The computer uses the lexicon and cognitive paths my students have provided and
assembles the data according to the rules of a grammar from a programmer, and
(if all goes as planned) this enables the computer to answer simple requests. For example, a conference
go-er tells the computer that
she wants to know what stores in Crown Center carry Kansas City souvenirs; the
computer complies with a list of stores and refers the user to a map for
directions on how to get there from the exhibit area of the conference.
The exchange can happen in less than a minute, but the groundwork that
enables it is tremendous.
Last semester, my students decided that they
would gather materials and create a database of museums in the Kansas City area
(no small feat). Before beginning the research, they brainstormed on what
information people would most likely want (hours, admission charges, type of
displays, cultures/historical periods included, and amenities like cafeterias,
tours, special access). After collecting pages of material on everything from
the Nelson-Atkins to the Boilermakers Archives, the student met again to plan
their interface.
The students were given rudimentary instructions on searching with Boolean
terms, incorporating various web form tools into an interface, and asking a
clear question, then they began work on developing a classification system to be used
with each of the many variable categories. For example, the students elected to
provide the user with a drop-down
menu to select the kinds of cultural or historical exhibits they
wanted to see featured in a museum. To produce this option, they
needed to draft a list of categories (Civil War, Jazz Age, Native American,
European) into which they could sort all of the displays and then assign the
appropriate "tag" or "tags" to each entity covered by their
database. And, of course, they needed to do this type of classification for
every variable.
For
the finished project, they turned in one hypertext screen with their interface
form and pages and pages of data grids -- so, for example, if I found the column
"food services," I would learn which museums had vending machines,
snack bars, cafes, or full-service restaurants (or any combination of that list).

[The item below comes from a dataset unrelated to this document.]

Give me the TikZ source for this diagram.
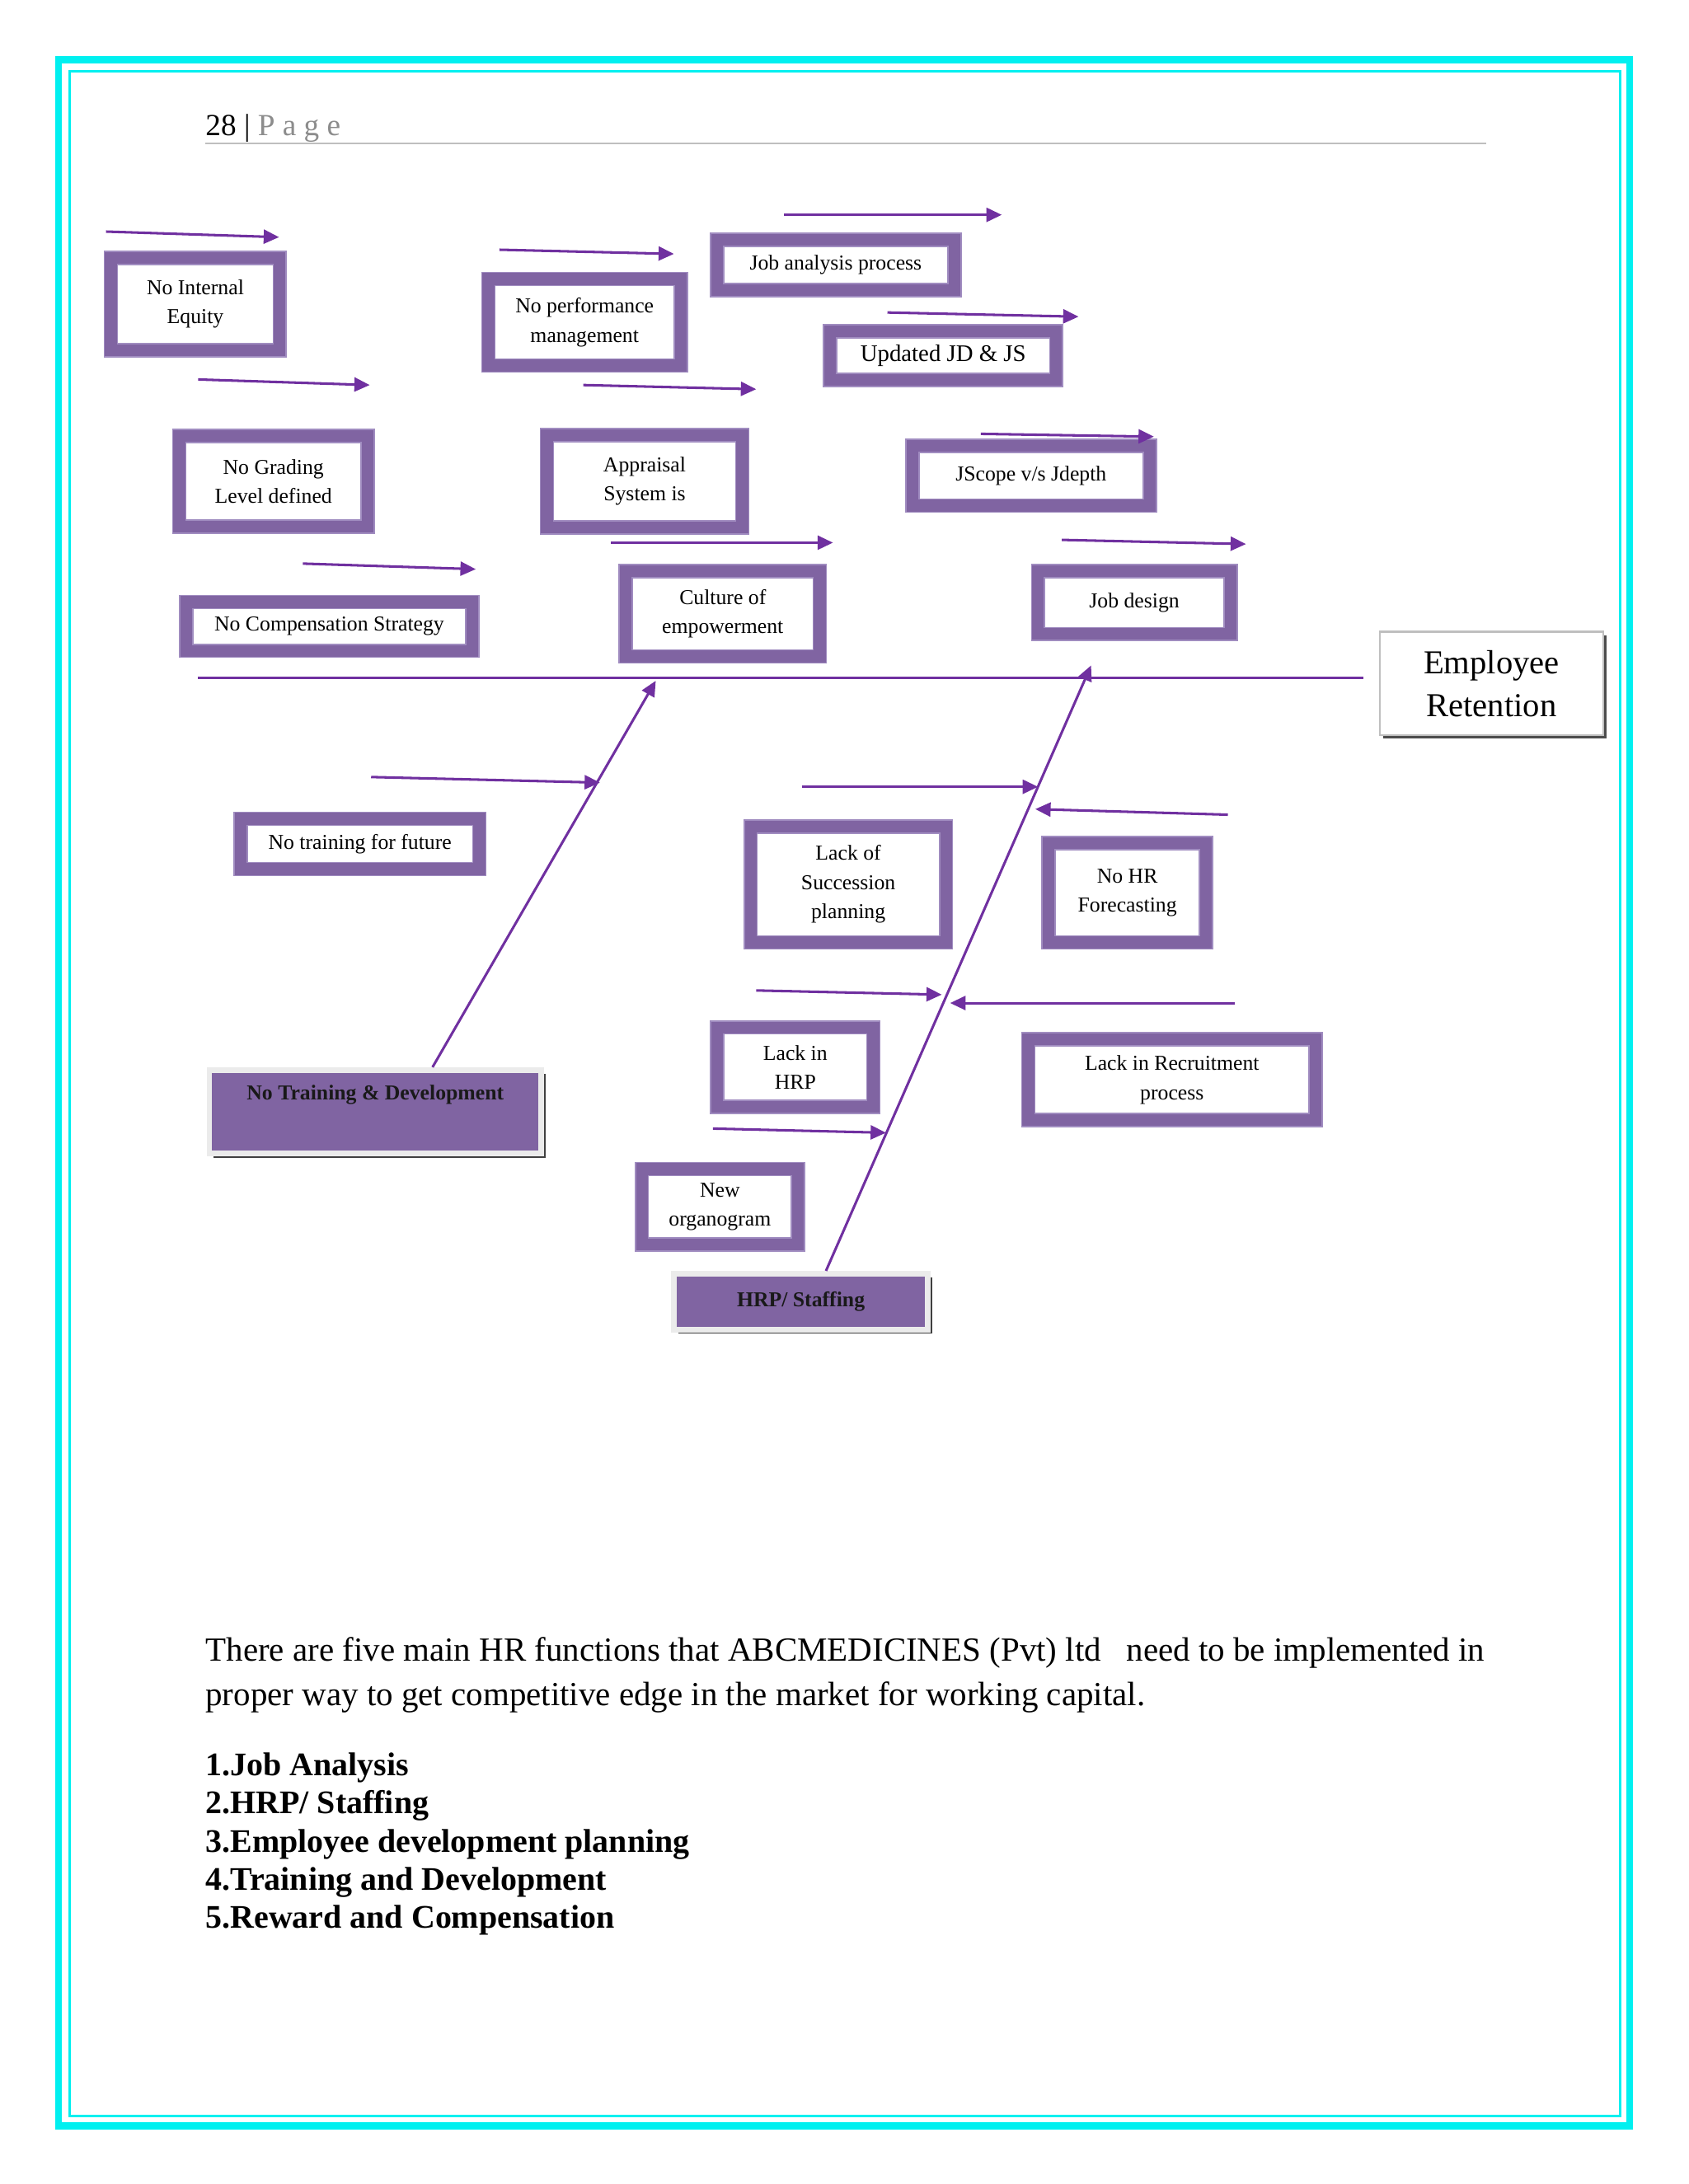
\documentclass[tikz,border=0pt]{standalone}
\usepackage{fontspec}
\setmainfont{Liberation Serif}
\usetikzlibrary{arrows.meta,shadows}
\definecolor{band}{HTML}{8064A2}
\definecolor{lband}{HTML}{A08CC0}
\definecolor{arr}{HTML}{7030A0}
\definecolor{cyanb}{HTML}{00F0F0}
\begin{document}
\begin{tikzpicture}[x=0.5pt,y=-0.5pt,
  bx/.style={draw=lband,line width=0.5pt,double=band,double distance=4.2pt,fill=white,align=center,inner sep=0pt,font=\fontsize{7.6}{10.5}\selectfont},
  hd/.style={fill=band,draw=black!8,line width=2pt,drop shadow={shadow xshift=1.5pt,shadow yshift=-1.5pt,fill=black!75,opacity=1},align=center,inner sep=0pt,font=\bfseries\fontsize{7.6}{10}\selectfont,text=black!90},
  ar/.style={draw=arr,line width=0.9pt,-{Triangle[length=5.5pt,width=5pt]}},
  ln/.style={draw=arr,line width=0.8pt}]
\useasboundingbox (0,0) rectangle (1210,1565.6);
% page frame
\draw[cyanb,line width=2.6pt] (42,43) rectangle (1168,1524);
\draw[cyanb,line width=0.8pt] (50,51) rectangle (1161,1517);
\node[anchor=base west,inner sep=0,font=\fontsize{11}{13}\selectfont] (hdr) at (147,97) {28 | \textcolor{black!45}{P a g e}};
\draw[black!25,line width=0.6pt] (147,103) -- (1065,103);
% boxes
\newcommand\bb[5]{\node[bx,minimum width=#3*0.5pt-5pt,minimum height=#4*0.5pt-5pt] (#1) at #2 {#5};}
\bb{a1}{(140,218)}{131}{76}{No Internal\\Equity}
\bb{a2}{(419,231)}{148}{72}{No performance\\management}
\bb{a3}{(599,190)}{180}{46}{Job analysis process}
\bb{a4}{(676,255)}{172}{45}{\fontsize{8.5}{10}\selectfont Updated JD \& JS}
\bb{a5}{(196,345)}{145}{75}{No Grading\\Level defined}
\bb{a6}{(462,345)}{150}{76}{Appraisal\\System is}
\bb{a7}{(739,341)}{180}{53}{JScope v/s Jdepth}
\bb{a8}{(236,449)}{215}{45}{No Compensation Strategy}
\bb{a9}{(518,440)}{149}{71}{Culture of\\empowerment}
\bb{a10}{(813,432)}{148}{55}{Job design}
\bb{b1}{(258,605)}{181}{46}{No training for future}
\bb{b2}{(608,634)}{150}{93}{Lack of\\Succession\\planning}
\bb{b3}{(808,640)}{123}{81}{No HR\\Forecasting}
\bb{b4}{(570,765)}{122}{67}{Lack in\\HRP}
\bb{b5}{(840,774)}{216}{68}{Lack in Recruitment\\process}
\bb{b6}{(516,865)}{122}{64}{New\\organogram}
\node[fill=white,draw=black!25,line width=0.8pt,drop shadow={shadow xshift=1.2pt,shadow yshift=-1.2pt,fill=black!70,opacity=1},minimum width=80pt,minimum height=37pt,align=center,font=\fontsize{12}{15.5}\selectfont] (er) at (1069,490) {Employee\\Retention};
\node[hd,minimum width=119pt,minimum height=30pt] (td) at (269,797) {No Training \& Development\\[4pt]\mbox{}};
\node[hd,minimum width=91pt,minimum height=20pt] (hs) at (574,933) {HRP/ Staffing};
% spine and bones
\coordinate (s0) at (142,486);
\coordinate (s1) at (977,486);
\draw[ln] (s0) -- (s1);
\coordinate (t1) at (470,488);
\coordinate (t2) at (782,477);
\draw[ar] (td.north) ++(41,0) coordinate (f1) (f1) -- (t1);
\draw[ar] (hs.north) ++(18,0) coordinate (f2) (f2) -- (t2);
% small arrows
\foreach \x/\y/\u/\v [count=\i] in {76/166/200/170,142/272/265/276,217/404/341/408,358/179/483/182,418/276/542/279,438/389/597/389,562/154/718/154,636/224/773/227,703/311/827/313,761/387/893/390,266/557/430/561,575/564/744/564,880/584/742/580,542/710/675/713,885/719/681/719,511/809/635/812}{
  \coordinate (p\i) at (\x,\y); \coordinate (q\i) at (\u,\v);
  \draw[ar] (p\i) -- (q\i);
}
% text
\node[anchor=north west,inner sep=0,align=left,font=\fontsize{12.1}{16}\selectfont] (tx) at (147,1173) {There are five main HR functions that ABCMEDICINES (Pvt) ltd\ \ \ need to be implemented in\\proper way to get competitive edge in the market for working capital.};
\node[anchor=north west,inner sep=0,align=left,font=\bfseries\fontsize{11.8}{13.7}\selectfont] (ls) at (147,1256) {1.Job Analysis\\2.HRP/ Staffing\\3.Employee development planning\\4.Training and Development\\5.Reward and Compensation};
\end{tikzpicture}
\end{document}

Obviously, this project taught primary research and analytical skills. Clearly,
it focused on structuring information in an organization that can be accessed
directly by a computer program as well as indirectly by a consumer, which sounds
like writing. But when there are no
theses, no sentences, no punctuation, it is difficult to really feel comfortable
calling it writing, yet as computers become more human it is not
difficult to imagine that this is what a large part of providing computers with
language capabilities will become.
In the end, what finally tipped the scales in favor of including database
construction in the class was this: if they didnt learn it in the Writing for
Interactive Media class, we didnt know where they would learn it. But the
question still remains, could this be a preview of one of the first truly
posthuman genres? Is it writing at all?